%%
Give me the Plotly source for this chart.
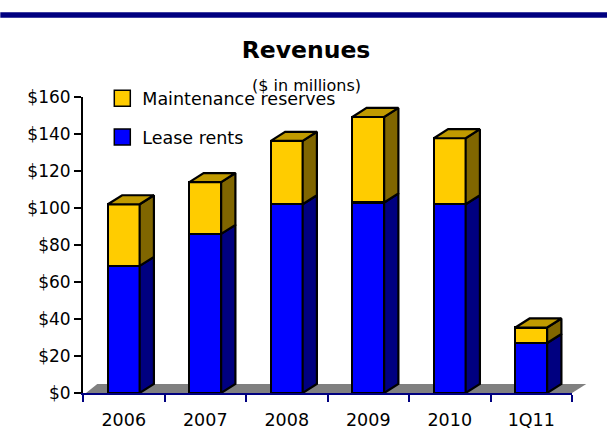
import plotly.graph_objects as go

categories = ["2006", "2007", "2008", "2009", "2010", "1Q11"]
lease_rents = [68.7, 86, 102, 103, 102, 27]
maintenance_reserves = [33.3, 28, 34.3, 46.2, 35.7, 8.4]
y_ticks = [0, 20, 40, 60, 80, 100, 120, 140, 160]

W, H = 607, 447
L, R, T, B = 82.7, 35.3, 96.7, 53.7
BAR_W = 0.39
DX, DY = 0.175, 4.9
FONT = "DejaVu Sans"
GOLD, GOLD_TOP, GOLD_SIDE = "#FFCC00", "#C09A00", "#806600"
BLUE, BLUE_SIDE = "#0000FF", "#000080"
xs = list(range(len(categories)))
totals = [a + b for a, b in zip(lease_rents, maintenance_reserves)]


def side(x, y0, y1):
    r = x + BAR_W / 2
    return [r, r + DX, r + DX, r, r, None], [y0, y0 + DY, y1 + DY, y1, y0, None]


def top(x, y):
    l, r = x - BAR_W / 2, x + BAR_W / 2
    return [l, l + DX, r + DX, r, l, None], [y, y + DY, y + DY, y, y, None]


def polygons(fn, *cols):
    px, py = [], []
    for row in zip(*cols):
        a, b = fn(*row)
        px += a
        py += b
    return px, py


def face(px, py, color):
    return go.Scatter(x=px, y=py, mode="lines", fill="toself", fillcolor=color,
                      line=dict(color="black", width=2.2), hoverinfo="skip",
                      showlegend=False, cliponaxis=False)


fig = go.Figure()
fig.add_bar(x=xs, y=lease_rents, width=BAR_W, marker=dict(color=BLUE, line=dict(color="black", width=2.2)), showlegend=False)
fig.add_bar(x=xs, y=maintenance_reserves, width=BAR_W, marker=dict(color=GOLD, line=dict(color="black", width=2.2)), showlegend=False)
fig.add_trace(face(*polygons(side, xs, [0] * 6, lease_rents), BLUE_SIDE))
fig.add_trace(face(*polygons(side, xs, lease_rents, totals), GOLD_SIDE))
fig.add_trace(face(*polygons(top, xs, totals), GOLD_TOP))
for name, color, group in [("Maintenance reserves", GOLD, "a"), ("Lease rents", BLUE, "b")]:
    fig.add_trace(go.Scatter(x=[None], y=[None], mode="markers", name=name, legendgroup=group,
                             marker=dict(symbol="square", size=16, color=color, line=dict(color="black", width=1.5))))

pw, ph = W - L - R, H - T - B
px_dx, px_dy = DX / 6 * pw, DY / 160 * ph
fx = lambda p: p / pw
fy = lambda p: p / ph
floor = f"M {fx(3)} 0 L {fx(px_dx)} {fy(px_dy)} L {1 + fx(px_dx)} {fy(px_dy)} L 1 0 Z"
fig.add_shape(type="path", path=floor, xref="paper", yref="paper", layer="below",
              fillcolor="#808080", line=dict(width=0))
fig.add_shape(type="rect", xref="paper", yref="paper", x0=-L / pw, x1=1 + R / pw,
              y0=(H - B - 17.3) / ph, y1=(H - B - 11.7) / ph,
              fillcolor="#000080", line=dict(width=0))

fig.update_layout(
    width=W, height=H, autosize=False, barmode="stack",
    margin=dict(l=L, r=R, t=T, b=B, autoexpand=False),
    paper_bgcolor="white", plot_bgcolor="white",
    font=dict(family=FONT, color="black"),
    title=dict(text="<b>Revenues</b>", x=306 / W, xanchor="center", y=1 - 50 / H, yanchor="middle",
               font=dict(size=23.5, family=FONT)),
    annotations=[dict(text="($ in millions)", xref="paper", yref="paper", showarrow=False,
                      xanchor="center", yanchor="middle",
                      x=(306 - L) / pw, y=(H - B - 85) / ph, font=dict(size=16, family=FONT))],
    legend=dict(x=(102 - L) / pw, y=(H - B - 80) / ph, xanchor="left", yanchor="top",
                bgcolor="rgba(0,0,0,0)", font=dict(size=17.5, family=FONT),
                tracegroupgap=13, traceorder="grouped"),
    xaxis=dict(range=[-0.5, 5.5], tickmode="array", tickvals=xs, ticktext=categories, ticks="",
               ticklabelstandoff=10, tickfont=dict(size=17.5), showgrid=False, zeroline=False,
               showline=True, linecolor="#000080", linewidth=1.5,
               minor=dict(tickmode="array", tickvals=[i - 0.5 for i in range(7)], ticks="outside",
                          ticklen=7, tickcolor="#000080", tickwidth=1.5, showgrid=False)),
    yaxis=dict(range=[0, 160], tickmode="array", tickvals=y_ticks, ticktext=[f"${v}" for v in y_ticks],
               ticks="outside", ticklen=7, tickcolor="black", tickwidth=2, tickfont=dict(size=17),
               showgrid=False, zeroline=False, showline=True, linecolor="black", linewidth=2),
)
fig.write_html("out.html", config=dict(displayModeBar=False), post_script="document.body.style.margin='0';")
%%
== Aim ==
Repeat the material exactly as it reads, without any of its pictures.

== Expected output ==
Give me the Plotly source for this chart.
import plotly.graph_objects as go

categories = ["2006", "2007", "2008", "2009", "2010", "1Q11"]
lease_rents = [68.7, 86, 102, 103, 102, 27]
maintenance_reserves = [33.3, 28, 34.3, 46.2, 35.7, 8.4]
y_ticks = [0, 20, 40, 60, 80, 100, 120, 140, 160]

W, H = 607, 447
L, R, T, B = 82.7, 35.3, 96.7, 53.7
BAR_W = 0.39
DX, DY = 0.175, 4.9
FONT = "DejaVu Sans"
GOLD, GOLD_TOP, GOLD_SIDE = "#FFCC00", "#C09A00", "#806600"
BLUE, BLUE_SIDE = "#0000FF", "#000080"
xs = list(range(len(categories)))
totals = [a + b for a, b in zip(lease_rents, maintenance_reserves)]


def side(x, y0, y1):
    r = x + BAR_W / 2
    return [r, r + DX, r + DX, r, r, None], [y0, y0 + DY, y1 + DY, y1, y0, None]


def top(x, y):
    l, r = x - BAR_W / 2, x + BAR_W / 2
    return [l, l + DX, r + DX, r, l, None], [y, y + DY, y + DY, y, y, None]


def polygons(fn, *cols):
    px, py = [], []
    for row in zip(*cols):
        a, b = fn(*row)
        px += a
        py += b
    return px, py


def face(px, py, color):
    return go.Scatter(x=px, y=py, mode="lines", fill="toself", fillcolor=color,
                      line=dict(color="black", width=2.2), hoverinfo="skip",
                      showlegend=False, cliponaxis=False)


fig = go.Figure()
fig.add_bar(x=xs, y=lease_rents, width=BAR_W, marker=dict(color=BLUE, line=dict(color="black", width=2.2)), showlegend=False)
fig.add_bar(x=xs, y=maintenance_reserves, width=BAR_W, marker=dict(color=GOLD, line=dict(color="black", width=2.2)), showlegend=False)
fig.add_trace(face(*polygons(side, xs, [0] * 6, lease_rents), BLUE_SIDE))
fig.add_trace(face(*polygons(side, xs, lease_rents, totals), GOLD_SIDE))
fig.add_trace(face(*polygons(top, xs, totals), GOLD_TOP))
for name, color, group in [("Maintenance reserves", GOLD, "a"), ("Lease rents", BLUE, "b")]:
    fig.add_trace(go.Scatter(x=[None], y=[None], mode="markers", name=name, legendgroup=group,
                             marker=dict(symbol="square", size=16, color=color, line=dict(color="black", width=1.5))))

pw, ph = W - L - R, H - T - B
px_dx, px_dy = DX / 6 * pw, DY / 160 * ph
fx = lambda p: p / pw
fy = lambda p: p / ph
floor = f"M {fx(3)} 0 L {fx(px_dx)} {fy(px_dy)} L {1 + fx(px_dx)} {fy(px_dy)} L 1 0 Z"
fig.add_shape(type="path", path=floor, xref="paper", yref="paper", layer="below",
              fillcolor="#808080", line=dict(width=0))
fig.add_shape(type="rect", xref="paper", yref="paper", x0=-L / pw, x1=1 + R / pw,
              y0=(H - B - 17.3) / ph, y1=(H - B - 11.7) / ph,
              fillcolor="#000080", line=dict(width=0))

fig.update_layout(
    width=W, height=H, autosize=False, barmode="stack",
    margin=dict(l=L, r=R, t=T, b=B, autoexpand=False),
    paper_bgcolor="white", plot_bgcolor="white",
    font=dict(family=FONT, color="black"),
    title=dict(text="<b>Revenues</b>", x=306 / W, xanchor="center", y=1 - 50 / H, yanchor="middle",
               font=dict(size=23.5, family=FONT)),
    annotations=[dict(text="($ in millions)", xref="paper", yref="paper", showarrow=False,
                      xanchor="center", yanchor="middle",
                      x=(306 - L) / pw, y=(H - B - 85) / ph, font=dict(size=16, family=FONT))],
    legend=dict(x=(102 - L) / pw, y=(H - B - 80) / ph, xanchor="left", yanchor="top",
                bgcolor="rgba(0,0,0,0)", font=dict(size=17.5, family=FONT),
                tracegroupgap=13, traceorder="grouped"),
    xaxis=dict(range=[-0.5, 5.5], tickmode="array", tickvals=xs, ticktext=categories, ticks="",
               ticklabelstandoff=10, tickfont=dict(size=17.5), showgrid=False, zeroline=False,
               showline=True, linecolor="#000080", linewidth=1.5,
               minor=dict(tickmode="array", tickvals=[i - 0.5 for i in range(7)], ticks="outside",
                          ticklen=7, tickcolor="#000080", tickwidth=1.5, showgrid=False)),
    yaxis=dict(range=[0, 160], tickmode="array", tickvals=y_ticks, ticktext=[f"${v}" for v in y_ticks],
               ticks="outside", ticklen=7, tickcolor="black", tickwidth=2, tickfont=dict(size=17),
               showgrid=False, zeroline=False, showline=True, linecolor="black", linewidth=2),
)
fig.write_html("out.html", config=dict(displayModeBar=False), post_script="document.body.style.margin='0';")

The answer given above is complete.